On the other hand, it is true that most contracts for sale of services do not have such comprehensive clauses. For example, another contract in my files states, "Vendor may not, in whole or in part, assign its interests and/or obligations under this Agreement, to any person, firm, partnership, corporation or other entity without the prior written consent of [Client], which consent may be withheld in its sole discretion, and any attempt to the contrary shall be void."
With the latter kinds of clauses, the client's consent is not needed for a stock sale, as the contract stays in place when your stock is sold. Legally, you don't even need to tell the client about what you have done, although you are obviously taking a risk if the client finds out from a third party and is upset because you kept silent.

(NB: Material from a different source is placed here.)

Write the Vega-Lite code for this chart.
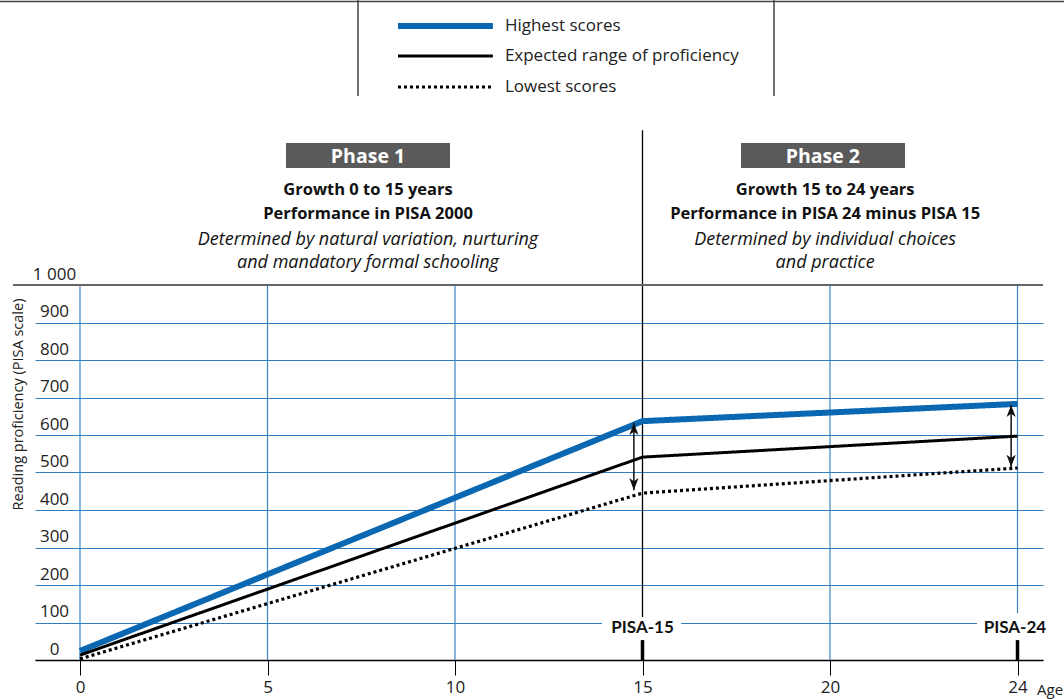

Prospective buyers usually prefer asset sales for a few reasons. Most important, with an asset sale, the buyer gets to depreciate the assets at their fair market value at the time of the sale. In other words, the buyer gets to deduct the purchase price from its income over a period of years.
Stock purchasers generally cannot depreciate stock that they buy, any more than you can depreciate stock that you buy on a stock exchange. However, if your agency is an S corporation, there is an exception that allows your buyer to treat the stock purchase as an asset purchase for federal income tax purposes.
The exception is called a Section 333(h)(10) election, and at least one of the biggest buyers of travel agencies uses it today. Under that rule, the buyer and seller file a form with the IRS within nine and a half months after the sale, and then the buyer can treat the acquisition as though he had purchased your assets, i.e., the buyer can depreciate the purchase price.
I recommend that you point out this option to your buyer, and then tell him to consult a knowledgeable attorney or accountant for further advice. You should do the same to make sure that your interests are fully protected.